# RECORDED DATA
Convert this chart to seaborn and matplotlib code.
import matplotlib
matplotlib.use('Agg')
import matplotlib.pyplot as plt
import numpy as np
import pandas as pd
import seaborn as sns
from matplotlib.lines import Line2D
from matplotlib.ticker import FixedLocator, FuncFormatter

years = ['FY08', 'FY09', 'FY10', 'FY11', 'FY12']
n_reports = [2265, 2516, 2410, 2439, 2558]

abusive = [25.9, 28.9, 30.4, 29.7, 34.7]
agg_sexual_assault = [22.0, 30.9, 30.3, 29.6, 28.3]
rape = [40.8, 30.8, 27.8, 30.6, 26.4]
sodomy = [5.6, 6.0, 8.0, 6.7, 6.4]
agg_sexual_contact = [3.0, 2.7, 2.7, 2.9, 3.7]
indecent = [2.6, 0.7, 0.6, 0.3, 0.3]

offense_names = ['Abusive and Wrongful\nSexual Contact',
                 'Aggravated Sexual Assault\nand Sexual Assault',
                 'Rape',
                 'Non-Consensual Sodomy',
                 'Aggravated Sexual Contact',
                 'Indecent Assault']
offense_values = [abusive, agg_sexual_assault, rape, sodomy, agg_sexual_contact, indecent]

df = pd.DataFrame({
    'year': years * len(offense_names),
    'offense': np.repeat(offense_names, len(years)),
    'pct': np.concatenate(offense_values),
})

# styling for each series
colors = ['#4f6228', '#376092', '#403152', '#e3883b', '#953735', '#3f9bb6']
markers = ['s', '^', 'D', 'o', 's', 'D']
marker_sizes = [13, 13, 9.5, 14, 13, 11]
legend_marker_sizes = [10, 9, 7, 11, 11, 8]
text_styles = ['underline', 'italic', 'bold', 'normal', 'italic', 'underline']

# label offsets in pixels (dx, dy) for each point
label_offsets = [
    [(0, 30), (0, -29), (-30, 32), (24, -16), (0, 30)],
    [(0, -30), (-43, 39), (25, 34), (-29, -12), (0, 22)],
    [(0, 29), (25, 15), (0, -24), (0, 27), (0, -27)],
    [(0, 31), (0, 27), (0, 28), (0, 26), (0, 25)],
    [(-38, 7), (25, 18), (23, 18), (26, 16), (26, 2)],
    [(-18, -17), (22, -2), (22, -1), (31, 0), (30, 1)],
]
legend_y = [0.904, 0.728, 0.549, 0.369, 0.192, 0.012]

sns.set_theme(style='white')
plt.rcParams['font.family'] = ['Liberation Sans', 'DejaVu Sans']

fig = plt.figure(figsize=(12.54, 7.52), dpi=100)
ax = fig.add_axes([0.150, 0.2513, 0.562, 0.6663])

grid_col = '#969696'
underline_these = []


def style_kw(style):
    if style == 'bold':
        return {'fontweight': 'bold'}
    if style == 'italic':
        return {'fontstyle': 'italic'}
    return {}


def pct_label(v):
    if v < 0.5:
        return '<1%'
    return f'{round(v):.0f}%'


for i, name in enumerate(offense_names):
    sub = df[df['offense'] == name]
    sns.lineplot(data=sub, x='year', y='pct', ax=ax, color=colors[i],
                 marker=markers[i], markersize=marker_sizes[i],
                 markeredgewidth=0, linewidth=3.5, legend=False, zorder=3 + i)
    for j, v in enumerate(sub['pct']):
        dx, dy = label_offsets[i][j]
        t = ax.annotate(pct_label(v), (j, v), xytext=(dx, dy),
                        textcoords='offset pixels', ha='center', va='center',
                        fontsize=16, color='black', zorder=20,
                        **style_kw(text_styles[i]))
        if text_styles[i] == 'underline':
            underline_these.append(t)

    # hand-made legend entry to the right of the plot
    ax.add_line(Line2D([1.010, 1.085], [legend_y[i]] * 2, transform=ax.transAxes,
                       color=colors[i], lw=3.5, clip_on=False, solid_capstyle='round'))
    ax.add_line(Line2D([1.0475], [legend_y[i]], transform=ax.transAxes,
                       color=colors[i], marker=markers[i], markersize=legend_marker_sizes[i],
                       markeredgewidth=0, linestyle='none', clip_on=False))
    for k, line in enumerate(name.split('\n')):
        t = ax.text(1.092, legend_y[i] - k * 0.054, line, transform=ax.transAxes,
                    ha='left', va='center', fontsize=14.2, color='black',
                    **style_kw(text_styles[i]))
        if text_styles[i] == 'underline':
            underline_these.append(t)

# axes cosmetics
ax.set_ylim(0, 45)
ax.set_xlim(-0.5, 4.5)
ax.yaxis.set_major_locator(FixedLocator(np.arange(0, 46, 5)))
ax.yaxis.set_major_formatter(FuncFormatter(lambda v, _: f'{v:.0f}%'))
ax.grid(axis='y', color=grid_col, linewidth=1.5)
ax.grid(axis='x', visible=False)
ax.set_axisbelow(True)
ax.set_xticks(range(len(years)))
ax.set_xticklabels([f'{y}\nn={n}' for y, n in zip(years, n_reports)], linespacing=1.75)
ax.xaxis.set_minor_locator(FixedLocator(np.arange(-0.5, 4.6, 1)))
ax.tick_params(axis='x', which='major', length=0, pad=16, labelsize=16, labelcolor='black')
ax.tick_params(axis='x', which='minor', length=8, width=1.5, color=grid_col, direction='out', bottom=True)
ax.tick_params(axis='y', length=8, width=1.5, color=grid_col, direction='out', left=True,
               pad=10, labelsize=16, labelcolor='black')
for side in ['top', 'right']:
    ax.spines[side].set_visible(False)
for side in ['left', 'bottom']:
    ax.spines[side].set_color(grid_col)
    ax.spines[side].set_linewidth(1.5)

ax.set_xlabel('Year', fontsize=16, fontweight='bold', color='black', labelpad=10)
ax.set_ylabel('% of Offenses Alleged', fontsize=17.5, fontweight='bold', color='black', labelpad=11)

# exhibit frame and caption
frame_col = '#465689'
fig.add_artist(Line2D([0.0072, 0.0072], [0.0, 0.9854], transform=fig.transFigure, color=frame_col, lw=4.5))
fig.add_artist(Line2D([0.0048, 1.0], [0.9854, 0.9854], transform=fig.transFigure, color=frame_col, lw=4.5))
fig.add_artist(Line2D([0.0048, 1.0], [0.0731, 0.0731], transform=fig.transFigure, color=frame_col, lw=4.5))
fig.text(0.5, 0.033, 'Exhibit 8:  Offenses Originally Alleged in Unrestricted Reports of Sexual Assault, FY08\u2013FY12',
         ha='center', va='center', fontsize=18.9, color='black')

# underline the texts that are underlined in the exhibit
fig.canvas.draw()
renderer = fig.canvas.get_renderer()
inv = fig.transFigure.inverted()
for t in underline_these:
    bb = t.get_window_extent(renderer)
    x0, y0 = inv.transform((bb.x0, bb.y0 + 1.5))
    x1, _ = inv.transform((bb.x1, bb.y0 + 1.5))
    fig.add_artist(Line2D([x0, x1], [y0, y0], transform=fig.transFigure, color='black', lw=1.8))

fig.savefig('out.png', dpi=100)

# STATED GOAL
Transcribe all lines as written.

# RESULT FOR THIS EXERCISE
Convert this chart to seaborn and matplotlib code.
import matplotlib
matplotlib.use('Agg')
import matplotlib.pyplot as plt
import numpy as np
import pandas as pd
import seaborn as sns
from matplotlib.lines import Line2D
from matplotlib.ticker import FixedLocator, FuncFormatter

years = ['FY08', 'FY09', 'FY10', 'FY11', 'FY12']
n_reports = [2265, 2516, 2410, 2439, 2558]

abusive = [25.9, 28.9, 30.4, 29.7, 34.7]
agg_sexual_assault = [22.0, 30.9, 30.3, 29.6, 28.3]
rape = [40.8, 30.8, 27.8, 30.6, 26.4]
sodomy = [5.6, 6.0, 8.0, 6.7, 6.4]
agg_sexual_contact = [3.0, 2.7, 2.7, 2.9, 3.7]
indecent = [2.6, 0.7, 0.6, 0.3, 0.3]

offense_names = ['Abusive and Wrongful\nSexual Contact',
                 'Aggravated Sexual Assault\nand Sexual Assault',
                 'Rape',
                 'Non-Consensual Sodomy',
                 'Aggravated Sexual Contact',
                 'Indecent Assault']
offense_values = [abusive, agg_sexual_assault, rape, sodomy, agg_sexual_contact, indecent]

df = pd.DataFrame({
    'year': years * len(offense_names),
    'offense': np.repeat(offense_names, len(years)),
    'pct': np.concatenate(offense_values),
})

# styling for each series
colors = ['#4f6228', '#376092', '#403152', '#e3883b', '#953735', '#3f9bb6']
markers = ['s', '^', 'D', 'o', 's', 'D']
marker_sizes = [13, 13, 9.5, 14, 13, 11]
legend_marker_sizes = [10, 9, 7, 11, 11, 8]
text_styles = ['underline', 'italic', 'bold', 'normal', 'italic', 'underline']

# label offsets in pixels (dx, dy) for each point
label_offsets = [
    [(0, 30), (0, -29), (-30, 32), (24, -16), (0, 30)],
    [(0, -30), (-43, 39), (25, 34), (-29, -12), (0, 22)],
    [(0, 29), (25, 15), (0, -24), (0, 27), (0, -27)],
    [(0, 31), (0, 27), (0, 28), (0, 26), (0, 25)],
    [(-38, 7), (25, 18), (23, 18), (26, 16), (26, 2)],
    [(-18, -17), (22, -2), (22, -1), (31, 0), (30, 1)],
]
legend_y = [0.904, 0.728, 0.549, 0.369, 0.192, 0.012]

sns.set_theme(style='white')
plt.rcParams['font.family'] = ['Liberation Sans', 'DejaVu Sans']

fig = plt.figure(figsize=(12.54, 7.52), dpi=100)
ax = fig.add_axes([0.150, 0.2513, 0.562, 0.6663])

grid_col = '#969696'
underline_these = []


def style_kw(style):
    if style == 'bold':
        return {'fontweight': 'bold'}
    if style == 'italic':
        return {'fontstyle': 'italic'}
    return {}


def pct_label(v):
    if v < 0.5:
        return '<1%'
    return f'{round(v):.0f}%'


for i, name in enumerate(offense_names):
    sub = df[df['offense'] == name]
    sns.lineplot(data=sub, x='year', y='pct', ax=ax, color=colors[i],
                 marker=markers[i], markersize=marker_sizes[i],
                 markeredgewidth=0, linewidth=3.5, legend=False, zorder=3 + i)
    for j, v in enumerate(sub['pct']):
        dx, dy = label_offsets[i][j]
        t = ax.annotate(pct_label(v), (j, v), xytext=(dx, dy),
                        textcoords='offset pixels', ha='center', va='center',
                        fontsize=16, color='black', zorder=20,
                        **style_kw(text_styles[i]))
        if text_styles[i] == 'underline':
            underline_these.append(t)

    # hand-made legend entry to the right of the plot
    ax.add_line(Line2D([1.010, 1.085], [legend_y[i]] * 2, transform=ax.transAxes,
                       color=colors[i], lw=3.5, clip_on=False, solid_capstyle='round'))
    ax.add_line(Line2D([1.0475], [legend_y[i]], transform=ax.transAxes,
                       color=colors[i], marker=markers[i], markersize=legend_marker_sizes[i],
                       markeredgewidth=0, linestyle='none', clip_on=False))
    for k, line in enumerate(name.split('\n')):
        t = ax.text(1.092, legend_y[i] - k * 0.054, line, transform=ax.transAxes,
                    ha='left', va='center', fontsize=14.2, color='black',
                    **style_kw(text_styles[i]))
        if text_styles[i] == 'underline':
            underline_these.append(t)

# axes cosmetics
ax.set_ylim(0, 45)
ax.set_xlim(-0.5, 4.5)
ax.yaxis.set_major_locator(FixedLocator(np.arange(0, 46, 5)))
ax.yaxis.set_major_formatter(FuncFormatter(lambda v, _: f'{v:.0f}%'))
ax.grid(axis='y', color=grid_col, linewidth=1.5)
ax.grid(axis='x', visible=False)
ax.set_axisbelow(True)
ax.set_xticks(range(len(years)))
ax.set_xticklabels([f'{y}\nn={n}' for y, n in zip(years, n_reports)], linespacing=1.75)
ax.xaxis.set_minor_locator(FixedLocator(np.arange(-0.5, 4.6, 1)))
ax.tick_params(axis='x', which='major', length=0, pad=16, labelsize=16, labelcolor='black')
ax.tick_params(axis='x', which='minor', length=8, width=1.5, color=grid_col, direction='out', bottom=True)
ax.tick_params(axis='y', length=8, width=1.5, color=grid_col, direction='out', left=True,
               pad=10, labelsize=16, labelcolor='black')
for side in ['top', 'right']:
    ax.spines[side].set_visible(False)
for side in ['left', 'bottom']:
    ax.spines[side].set_color(grid_col)
    ax.spines[side].set_linewidth(1.5)

ax.set_xlabel('Year', fontsize=16, fontweight='bold', color='black', labelpad=10)
ax.set_ylabel('% of Offenses Alleged', fontsize=17.5, fontweight='bold', color='black', labelpad=11)

# exhibit frame and caption
frame_col = '#465689'
fig.add_artist(Line2D([0.0072, 0.0072], [0.0, 0.9854], transform=fig.transFigure, color=frame_col, lw=4.5))
fig.add_artist(Line2D([0.0048, 1.0], [0.9854, 0.9854], transform=fig.transFigure, color=frame_col, lw=4.5))
fig.add_artist(Line2D([0.0048, 1.0], [0.0731, 0.0731], transform=fig.transFigure, color=frame_col, lw=4.5))
fig.text(0.5, 0.033, 'Exhibit 8:  Offenses Originally Alleged in Unrestricted Reports of Sexual Assault, FY08\u2013FY12',
         ha='center', va='center', fontsize=18.9, color='black')

# underline the texts that are underlined in the exhibit
fig.canvas.draw()
renderer = fig.canvas.get_renderer()
inv = fig.transFigure.inverted()
for t in underline_these:
    bb = t.get_window_extent(renderer)
    x0, y0 = inv.transform((bb.x0, bb.y0 + 1.5))
    x1, _ = inv.transform((bb.x1, bb.y0 + 1.5))
    fig.add_artist(Line2D([x0, x1], [y0, y0], transform=fig.transFigure, color='black', lw=1.8))

fig.savefig('out.png', dpi=100)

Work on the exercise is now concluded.